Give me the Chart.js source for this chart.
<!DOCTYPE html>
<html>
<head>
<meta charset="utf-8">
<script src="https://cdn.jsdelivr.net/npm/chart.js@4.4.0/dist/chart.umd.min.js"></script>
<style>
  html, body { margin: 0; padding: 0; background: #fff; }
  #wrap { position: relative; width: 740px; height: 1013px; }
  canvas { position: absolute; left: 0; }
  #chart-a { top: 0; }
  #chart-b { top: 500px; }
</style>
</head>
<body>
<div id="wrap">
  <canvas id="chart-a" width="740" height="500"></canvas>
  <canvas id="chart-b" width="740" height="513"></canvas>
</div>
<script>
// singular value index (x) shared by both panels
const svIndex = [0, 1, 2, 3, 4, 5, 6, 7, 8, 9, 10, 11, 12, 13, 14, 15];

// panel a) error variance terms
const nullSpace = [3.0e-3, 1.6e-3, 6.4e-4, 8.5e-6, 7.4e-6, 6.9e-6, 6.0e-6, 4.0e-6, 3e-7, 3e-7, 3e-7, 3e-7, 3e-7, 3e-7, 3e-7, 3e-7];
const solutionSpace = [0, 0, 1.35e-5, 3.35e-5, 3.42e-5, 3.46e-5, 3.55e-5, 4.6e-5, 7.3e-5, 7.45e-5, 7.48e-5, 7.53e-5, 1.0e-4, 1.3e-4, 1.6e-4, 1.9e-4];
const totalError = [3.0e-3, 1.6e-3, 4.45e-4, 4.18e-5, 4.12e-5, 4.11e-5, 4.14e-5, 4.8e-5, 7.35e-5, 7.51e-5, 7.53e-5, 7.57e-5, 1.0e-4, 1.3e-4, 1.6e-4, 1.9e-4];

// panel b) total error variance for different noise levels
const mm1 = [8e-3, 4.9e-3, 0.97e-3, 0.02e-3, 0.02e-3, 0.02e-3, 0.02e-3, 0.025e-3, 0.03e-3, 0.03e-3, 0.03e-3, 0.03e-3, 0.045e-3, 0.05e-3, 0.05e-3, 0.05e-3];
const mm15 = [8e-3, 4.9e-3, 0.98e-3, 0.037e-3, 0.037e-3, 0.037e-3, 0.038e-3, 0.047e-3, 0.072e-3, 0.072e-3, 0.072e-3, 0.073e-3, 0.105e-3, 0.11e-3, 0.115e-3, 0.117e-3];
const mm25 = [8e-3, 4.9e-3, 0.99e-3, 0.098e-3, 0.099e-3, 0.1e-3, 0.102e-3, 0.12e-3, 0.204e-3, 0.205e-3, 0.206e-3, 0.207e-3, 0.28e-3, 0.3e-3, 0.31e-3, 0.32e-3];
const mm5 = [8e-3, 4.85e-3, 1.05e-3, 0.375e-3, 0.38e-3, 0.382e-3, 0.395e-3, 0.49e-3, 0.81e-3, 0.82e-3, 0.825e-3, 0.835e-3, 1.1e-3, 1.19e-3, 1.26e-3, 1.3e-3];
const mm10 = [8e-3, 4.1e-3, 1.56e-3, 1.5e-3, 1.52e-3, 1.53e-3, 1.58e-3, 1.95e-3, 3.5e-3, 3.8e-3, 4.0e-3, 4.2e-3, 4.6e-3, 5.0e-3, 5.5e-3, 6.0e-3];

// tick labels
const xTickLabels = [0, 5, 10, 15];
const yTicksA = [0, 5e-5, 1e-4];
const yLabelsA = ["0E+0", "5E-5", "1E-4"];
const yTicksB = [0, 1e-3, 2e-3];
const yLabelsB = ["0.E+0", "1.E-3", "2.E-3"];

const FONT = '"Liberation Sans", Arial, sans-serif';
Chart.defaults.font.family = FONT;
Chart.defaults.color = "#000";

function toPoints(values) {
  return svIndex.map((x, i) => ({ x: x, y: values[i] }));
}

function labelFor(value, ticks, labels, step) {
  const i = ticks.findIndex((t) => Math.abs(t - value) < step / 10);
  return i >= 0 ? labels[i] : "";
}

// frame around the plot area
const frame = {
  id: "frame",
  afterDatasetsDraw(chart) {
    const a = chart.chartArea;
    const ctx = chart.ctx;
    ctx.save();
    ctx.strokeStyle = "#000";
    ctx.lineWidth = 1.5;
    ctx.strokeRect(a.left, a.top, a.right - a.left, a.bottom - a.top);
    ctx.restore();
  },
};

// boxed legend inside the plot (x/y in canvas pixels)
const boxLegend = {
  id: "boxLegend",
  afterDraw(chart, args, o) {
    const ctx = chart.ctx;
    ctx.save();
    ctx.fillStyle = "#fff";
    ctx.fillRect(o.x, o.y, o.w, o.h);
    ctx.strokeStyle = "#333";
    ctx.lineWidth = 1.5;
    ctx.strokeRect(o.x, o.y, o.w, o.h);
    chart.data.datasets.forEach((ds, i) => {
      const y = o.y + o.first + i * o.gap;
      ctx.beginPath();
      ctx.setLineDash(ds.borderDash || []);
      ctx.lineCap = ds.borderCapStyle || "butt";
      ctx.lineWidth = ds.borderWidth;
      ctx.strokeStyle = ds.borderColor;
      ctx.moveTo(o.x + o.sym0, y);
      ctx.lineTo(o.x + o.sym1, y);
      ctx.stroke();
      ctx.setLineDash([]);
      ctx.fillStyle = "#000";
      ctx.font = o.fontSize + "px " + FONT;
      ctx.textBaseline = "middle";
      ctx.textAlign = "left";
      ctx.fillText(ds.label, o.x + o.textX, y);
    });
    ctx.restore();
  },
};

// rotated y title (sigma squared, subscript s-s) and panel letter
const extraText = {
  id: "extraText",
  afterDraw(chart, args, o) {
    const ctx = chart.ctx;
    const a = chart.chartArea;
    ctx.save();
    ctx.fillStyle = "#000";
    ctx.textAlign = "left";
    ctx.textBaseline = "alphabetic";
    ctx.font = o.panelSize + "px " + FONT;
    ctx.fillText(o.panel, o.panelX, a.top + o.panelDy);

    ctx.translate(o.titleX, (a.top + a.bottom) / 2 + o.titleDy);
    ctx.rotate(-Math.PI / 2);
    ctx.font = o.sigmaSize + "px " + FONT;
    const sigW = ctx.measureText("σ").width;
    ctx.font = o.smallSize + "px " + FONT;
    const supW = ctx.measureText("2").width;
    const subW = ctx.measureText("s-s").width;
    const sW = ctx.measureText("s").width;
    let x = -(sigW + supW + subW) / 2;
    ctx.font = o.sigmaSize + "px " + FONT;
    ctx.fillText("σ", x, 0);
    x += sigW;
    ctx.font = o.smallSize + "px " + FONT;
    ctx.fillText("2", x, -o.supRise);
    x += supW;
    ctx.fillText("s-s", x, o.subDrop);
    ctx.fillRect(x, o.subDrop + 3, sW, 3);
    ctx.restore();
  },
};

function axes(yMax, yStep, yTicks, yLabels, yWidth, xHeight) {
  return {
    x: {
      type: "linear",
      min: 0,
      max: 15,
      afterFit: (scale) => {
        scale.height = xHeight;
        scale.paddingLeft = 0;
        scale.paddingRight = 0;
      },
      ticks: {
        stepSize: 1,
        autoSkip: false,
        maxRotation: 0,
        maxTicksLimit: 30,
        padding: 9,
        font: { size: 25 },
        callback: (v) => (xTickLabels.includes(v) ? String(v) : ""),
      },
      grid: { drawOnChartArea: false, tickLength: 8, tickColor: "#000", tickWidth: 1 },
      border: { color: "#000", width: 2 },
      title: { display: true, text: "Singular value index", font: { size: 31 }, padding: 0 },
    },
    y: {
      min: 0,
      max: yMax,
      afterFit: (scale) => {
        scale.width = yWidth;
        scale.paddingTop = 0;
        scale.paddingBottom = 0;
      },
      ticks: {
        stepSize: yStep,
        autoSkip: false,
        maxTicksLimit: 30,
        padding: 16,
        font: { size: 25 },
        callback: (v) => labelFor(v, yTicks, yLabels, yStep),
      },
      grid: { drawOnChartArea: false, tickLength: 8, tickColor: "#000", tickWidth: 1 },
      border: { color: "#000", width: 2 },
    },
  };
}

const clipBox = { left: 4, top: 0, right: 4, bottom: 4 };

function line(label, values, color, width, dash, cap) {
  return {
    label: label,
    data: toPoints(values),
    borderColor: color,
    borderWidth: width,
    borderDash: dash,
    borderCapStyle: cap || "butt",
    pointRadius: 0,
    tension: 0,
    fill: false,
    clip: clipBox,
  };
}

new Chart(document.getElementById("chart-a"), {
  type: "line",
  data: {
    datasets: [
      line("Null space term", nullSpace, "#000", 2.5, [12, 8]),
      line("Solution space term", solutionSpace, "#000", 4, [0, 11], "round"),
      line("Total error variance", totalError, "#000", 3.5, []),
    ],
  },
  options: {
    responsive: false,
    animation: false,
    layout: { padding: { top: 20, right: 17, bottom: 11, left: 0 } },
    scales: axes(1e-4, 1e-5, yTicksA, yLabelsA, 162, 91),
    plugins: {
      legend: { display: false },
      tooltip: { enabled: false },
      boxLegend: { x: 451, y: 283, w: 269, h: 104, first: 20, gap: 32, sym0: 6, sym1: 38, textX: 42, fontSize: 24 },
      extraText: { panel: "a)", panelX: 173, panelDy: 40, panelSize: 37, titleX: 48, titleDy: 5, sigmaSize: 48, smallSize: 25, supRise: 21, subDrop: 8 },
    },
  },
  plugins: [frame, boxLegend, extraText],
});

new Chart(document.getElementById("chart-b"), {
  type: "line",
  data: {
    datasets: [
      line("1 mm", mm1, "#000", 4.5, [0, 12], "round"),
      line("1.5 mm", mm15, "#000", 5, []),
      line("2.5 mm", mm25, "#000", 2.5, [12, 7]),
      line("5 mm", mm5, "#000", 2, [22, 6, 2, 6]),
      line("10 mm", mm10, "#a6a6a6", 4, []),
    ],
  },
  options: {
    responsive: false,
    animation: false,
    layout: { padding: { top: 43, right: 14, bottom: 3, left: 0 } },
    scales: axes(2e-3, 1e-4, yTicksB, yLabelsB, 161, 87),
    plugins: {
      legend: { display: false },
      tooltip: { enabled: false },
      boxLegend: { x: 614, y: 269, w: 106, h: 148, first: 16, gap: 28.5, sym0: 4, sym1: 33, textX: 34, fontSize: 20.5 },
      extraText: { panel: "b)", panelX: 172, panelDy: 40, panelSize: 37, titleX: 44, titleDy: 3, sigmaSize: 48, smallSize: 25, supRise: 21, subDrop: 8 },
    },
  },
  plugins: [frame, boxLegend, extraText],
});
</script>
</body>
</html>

══════════════════════════════

Problem description: Extract exactly the leading lines of the data, stopping at and including the line with "13, 14, 15];".

Complete output:
Give me the Chart.js source for this chart.
<!DOCTYPE html>
<html>
<head>
<meta charset="utf-8">
<script src="https://cdn.jsdelivr.net/npm/chart.js@4.4.0/dist/chart.umd.min.js"></script>
<style>
  html, body { margin: 0; padding: 0; background: #fff; }
  #wrap { position: relative; width: 740px; height: 1013px; }
  canvas { position: absolute; left: 0; }
  #chart-a { top: 0; }
  #chart-b { top: 500px; }
</style>
</head>
<body>
<div id="wrap">
  <canvas id="chart-a" width="740" height="500"></canvas>
  <canvas id="chart-b" width="740" height="513"></canvas>
</div>
<script>
// singular value index (x) shared by both panels
const svIndex = [0, 1, 2, 3, 4, 5, 6, 7, 8, 9, 10, 11, 12, 13, 14, 15];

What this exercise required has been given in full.